A racecar for the street, and the first road legal automobile to use a full carbon fiber structure (the McLaren F1 gets a lot of props for being the pioneer with a CFRP monocoque structure, but the Centenaire was rocking those kinds of materials before), the MCA was a very, very limited production machine. Presented to (the late) Prince Rainier of Monaco in August of 1990, the Centenaire was only made until 1992 with a grand total of 5 units ever seeing the light of day: one black, one white, one red and two in royal metallic blue like the one presented in the pictures. This particular car was actually for sale about 10 years ago for 387 thousand dollars…who knows how big the price tag would be on it today. Well, whomever spent almost 400 grand got a very nicely wrapped V12 Lamborghini (from the Countach Quattrovalvole), stylish red leather interiors, and the joy of knowing that he’ll never have to stop bragging about how exclusive his ride is.
The Mega Monte Carlo
Aixam-Mega…what strange, wonderful kind of mad people they were back in the day…A French company which is still an extremely prolific manufacturer of microcars, AM decided all of a sudden in the early 90’s that they were gonna start building supercars. You know, for the heck of it. I mean, why make something with 10 or 20bhp when you can have 400? It’s a no brainer. The first attempt by AM at being insane resulted in something which is one of the best, most innovative concepts to ever grace the automotive world; called “Track”, you can read all about this insane off roader/supercar in a previous AV post here.

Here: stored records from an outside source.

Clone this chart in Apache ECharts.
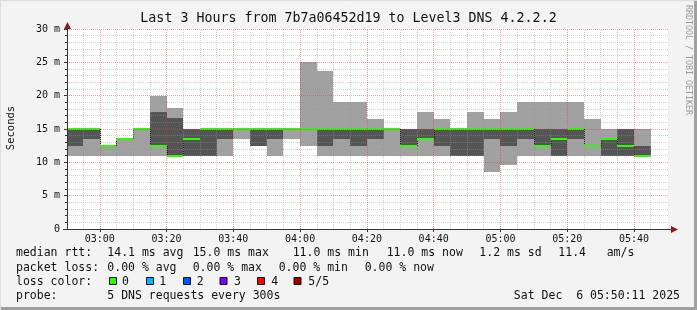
<!DOCTYPE html>
<html><head><meta charset="utf-8">
<script src="https://cdn.jsdelivr.net/npm/echarts@6/dist/echarts.min.js"></script>
<style>html,body{margin:0;padding:0;background:#f3f3f3}#c{width:697px;height:310px}</style>
</head><body><div id="c"></div>
<script>
// 5-minute steps (start times)
const stepStarts = ['02:50','02:55','03:00','03:05','03:10','03:15','03:20','03:25','03:30','03:35',
  '03:40','03:45','03:50','03:55','04:00','04:05','04:10','04:15','04:20','04:25',
  '04:30','04:35','04:40','04:45','04:50','04:55','05:00','05:05','05:10','05:15',
  '05:20','05:25','05:30','05:35','05:40'];
// sorted pings per step (ms): ping1 = lowest ... ping5 = highest, ping3 = median
const ping1 = [11,11,11,11,11,11,11,11,11,11,13.5,12.5,11,13.5,12.5,11,11,11,11,11,11,11,11,11,11,8.5,9.6,11,11,11,11,11,11,11,11];
const ping2 = [12.5,13.5,12.5,13.5,15,12.5,11,11,11,13.5,15,12.5,13.5,15,15,12.5,13.5,12.5,13.5,15,12.5,13.5,12.5,11,11,13.5,12.5,13.5,12.5,11,13.5,12.5,11,11,11];
const ping3 = [15,15,12.5,13.5,15,12.5,11,13.5,15,15,15,15,15,15,15,15,15,15,15,15,12.5,13.5,15,15,15,15,15,15,12.5,13.5,15,12.5,13.5,12.5,11];
const ping4 = [15,15,12.5,13.5,15,17.5,16.6,15,15,15,15,15,15,15,15,15,15,15,15,15,15,15,15,15,15,15,15,15,15,15,15,12.5,13.5,15,12.5];
const ping5 = [15,15,12.5,13.5,15,20,18.2,15,15,15,15,15,15,15,25,23.7,19,19,16.5,15,15,17.5,16.5,15,17.5,16.5,17.5,19,19,19,19,16.5,15,15,15];
const stepLength = 5; // minutes
const rangeStart = '02:50:11', rangeEnd = '05:50:11';
const xTickLabels = ['03:00','03:20','03:40','04:00','04:20','04:40','05:00','05:20','05:40'];
const yTicks = [0,5,10,15,20,25,30];

const FONT = '"DejaVu Sans Mono", monospace';
function toMin(s){const p=s.split(':').map(Number);return p[0]*60+p[1]+(p[2]||0)/60;}
const xMin = toMin(rangeStart), xMax = toMin(rangeEnd);
const data = stepStarts.map((s,i)=>[toMin(s), toMin(s)+stepLength, ping1[i], ping2[i], ping3[i], ping4[i], ping5[i], i>0?ping3[i-1]:ping3[i]]);
const majorX = xTickLabels.map(toMin);
const minorX = stepStarts.slice(1).map(toMin).concat([toMin('05:45')]).filter(v=>majorX.indexOf(v)<0);

const chart = echarts.init(document.getElementById('c'), null, {renderer:'canvas'});
const minorStyle = {color:'rgba(150,150,150,0.45)', width:1, type:[1,1]};
const majorStyle = {color:'rgba(225,50,50,0.45)', width:1, type:[1,1]};

function txt(text,x,y,opt){return Object.assign({type:'text',silent:true,style:{text:text,x:x,y:y,font:'11.5px '+FONT,fill:'#111',verticalAlign:'middle'}},opt||{});}
const legend = [
  ['median rtt:',16,253.5],['14.1 ms avg',107.3,253.5],['15.0 ms max',192.7,253.5],['11.0 ms min',292.7,253.5],
  ['11.0 ms now',386.7,253.5],['1.2 ms sd',479.3,253.5],['11.4',558.3,253.5],['am/s',606.7,253.5],
  ['packet loss:',16,268],['0.00 % avg',107.3,268],['0.00 % max',192.7,268],['0.00 % min',278.7,268],['0.00 % now',364.7,268],
  ['loss color:',16,282],['0',122,282],['1',159.3,282],['2',196.7,282],['3',234,282],['4',271.3,282],['5/5',308.3,282],
  ['probe:',16,296.5],['5 DNS requests every 300s',107.3,296.5]
];
const lossBoxes = [[109,'#26ff00'],[146,'#00b8ff'],[183,'#0059ff'],[219.5,'#7e00ff'],[257,'#ff0000'],[293.5,'#a00000']];
const graphics = [
  {type:'rect',silent:true,shape:{x:0,y:0,width:697,height:310},style:{fill:'#f3f3f3'},z:-10},
  {type:'line',silent:true,shape:{x1:0,y1:308.5,x2:697,y2:308.5},style:{stroke:'#a0a0a0',lineWidth:3}},
  {type:'line',silent:true,shape:{x1:695.5,y1:0,x2:695.5,y2:310},style:{stroke:'#a0a0a0',lineWidth:3}},
  {type:'line',silent:true,shape:{x1:0,y1:0.5,x2:697,y2:0.5},style:{stroke:'#dcdcdc',lineWidth:1}},
  {type:'line',silent:true,shape:{x1:0.5,y1:0,x2:0.5,y2:310},style:{stroke:'#dcdcdc',lineWidth:1}},
  txt('Last 3 Hours from 7b7a06452d19 to Level3 DNS 4.2.2.2',348.5,19,{style:{text:'Last 3 Hours from 7b7a06452d19 to Level3 DNS 4.2.2.2',x:348.5,y:19,font:'13.3px '+FONT,fill:'#111',align:'center',verticalAlign:'middle'}}),
  {type:'text',silent:true,rotation:Math.PI/2,x:11,y:128,style:{text:'Seconds',x:0,y:0,font:'10.5px '+FONT,fill:'#111',align:'center',verticalAlign:'middle'}},
  {type:'text',silent:true,rotation:-Math.PI/2,x:688,y:60,style:{text:'RRDTOOL / TOBI OETIKER',x:0,y:0,font:'8.3px '+FONT,fill:'#9a9a9a',align:'center',verticalAlign:'middle'}},
  // axis extensions + arrows
  {type:'line',silent:true,shape:{x1:67.5,y1:229,x2:67.5,y2:24},style:{stroke:'#333',lineWidth:1},z:10},
  {type:'polygon',silent:true,shape:{points:[[64,29],[71,29],[67.5,22]]},style:{fill:'#8b1a1a'},z:11},
  {type:'line',silent:true,shape:{x1:63,y1:229.5,x2:672,y2:229.5},style:{stroke:'#333',lineWidth:1},z:10},
  {type:'polygon',silent:true,shape:{points:[[671,226],[671,233],[678,229.5]]},style:{fill:'#8b1a1a'},z:11},
  txt('Sat Dec  6 05:50:11 2025',680,296.5,{style:{text:'Sat Dec  6 05:50:11 2025',x:680,y:296.5,font:'11.5px '+FONT,fill:'#111',align:'right',verticalAlign:'middle'}})
];
legend.forEach(l=>graphics.push(txt(l[0],l[1],l[2])));
lossBoxes.forEach(b=>graphics.push({type:'rect',silent:true,shape:{x:b[0]+0.5,y:277.5,width:7,height:7},style:{fill:b[1],stroke:'#111',lineWidth:1}}));

chart.setOption({
  animation:false,
  backgroundColor:'#f3f3f3',
  grid:{left:67,right:29,top:29,bottom:81,backgroundColor:'#ffffff',show:true,borderWidth:0},
  xAxis:{type:'value',min:xMin,max:xMax,z:5,
    axisLine:{show:false},
    axisTick:{show:true,length:3,lineStyle:{color:'#333'},customValues:majorX},
    axisLabel:{customValues:majorX,margin:5,fontFamily:'DejaVu Sans Mono',fontSize:10,color:'#111',
      formatter:v=>{const h=Math.floor(v/60),m=Math.round(v%60);return String(h).padStart(2,'0')+':'+String(m).padStart(2,'0');}},
    splitLine:{show:false}},
  yAxis:{type:'value',min:0,max:30,interval:5,z:5,
    axisLine:{show:false},
    axisTick:{show:true,length:3,lineStyle:{color:'#333'}},
    minorTick:{show:true,splitNumber:5,length:2,lineStyle:{color:'#333'}},
    axisLabel:{margin:7,fontFamily:'DejaVu Sans Mono',fontSize:10,color:'#111',formatter:v=>v===0?'0':v+' m'},
    splitLine:{show:true,lineStyle:majorStyle},
    minorSplitLine:{show:true,lineStyle:minorStyle}},
  graphic:graphics,
  series:[{
    type:'custom',
    data:data,
    clip:true,
    z:2,
    renderItem:(params,api)=>{
      const s=Math.max(api.value(0),xMin), e=Math.min(api.value(1),xMax);
      const x0=Math.round(api.coord([s,0])[0]), x1=Math.round(api.coord([e,0])[0]);
      const y=v=>Math.round(api.coord([s,v])[1]);
      const p1=api.value(2),p2=api.value(3),p3=api.value(4),p4=api.value(5),p5=api.value(6),prev=api.value(7);
      const ch=[
        {type:'rect',shape:{x:x0,y:y(p5),width:x1-x0,height:y(p1)-y(p5)},style:{fill:'#a1a1a1'}},
        {type:'rect',shape:{x:x0,y:y(p4),width:x1-x0,height:y(p2)-y(p4)},style:{fill:'#555555'}}
      ];
      if(prev!==p3 && params.dataIndex>0){
        ch.push({type:'line',shape:{x1:x0+0.5,y1:y(prev),x2:x0+0.5,y2:y(p3)},style:{stroke:'#222',lineWidth:1,lineDash:[1,1]}});
      }
      ch.push({type:'line',shape:{x1:x0,y1:y(p3),x2:x1,y2:y(p3)},style:{stroke:'#26ff00',lineWidth:2}});
      return {type:'group',children:ch};
    },
    markLine:{silent:true,symbol:'none',label:{show:false},animation:false,z:6,
      data:minorX.map(v=>({xAxis:v,lineStyle:minorStyle})).concat(majorX.map(v=>({xAxis:v,lineStyle:majorStyle})))}
  }]
});
</script></body></html>
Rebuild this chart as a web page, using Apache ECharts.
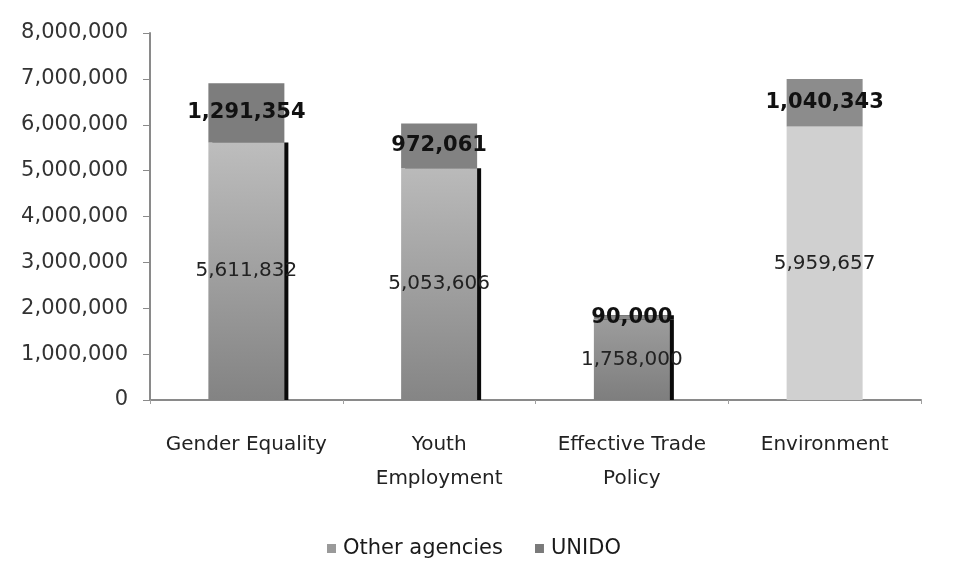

Not happy with just tearing up the countryside, AM wanted more from their “we have no idea what we’re doing but it’s sure fun as hell” program. So in the early 90’s the company bought MCA and set out to make the Centenaire…better. AM was extremely successful in its goal
I truly wanted to end this series with the Monte Carlo because first: it is just the most beautiful thing! And second: it embodies all that was great and special about the super limited production dream machines of the 90’s. While the Centenaire was a bit oddly proportionate, and 90’s supercars in general didn’t always exhibit the best of judgments as far as their styling (especially the models from small manufacturers), the Monte Carlo always had my heart with its drop dead gorgeous lines which are – to me – simply perfect. It’s surprising to find out that the whole thing was pretty much designed by computer with performance/aerodynamics in mind; you’d expect it to be “colder” in its appearance, but it exhibits as much soul and emotion as any Italian exotic of its day. Presented at the Geneva Motor Show in 1996, the Monte Carlo ditched the Centenaire’s Lamborghini V12 for a Mercedes one. The new German heart was capable of propelling the Monte Carlo from 0 to 60 in 4.4 seconds; not bad at all. AM had the intention of not only building it for the road, but also to take it racing at Le Mans. Sadly, only one stunning Monte Carlo GT racer was made (which you can see here) because someone at AM decided to ruin it for everyone by bringing the company back to the boredom of its microcars in the early 00’s, abandoning supercar territory for good. The dream was over.
No one seems to know for sure how many Monte Carlos were made between 1998 (when production started) and 1999, and one can only speculate on how many more wonderful, peculiar, inspired, brilliant things could have come forth if AM’s adventure had continued. I’m thankful that the Track and the Monte Carlo exist, I truly am, but I’ll also permanently be sadden by the fact I’ll never get more AM supercar goodness in my life.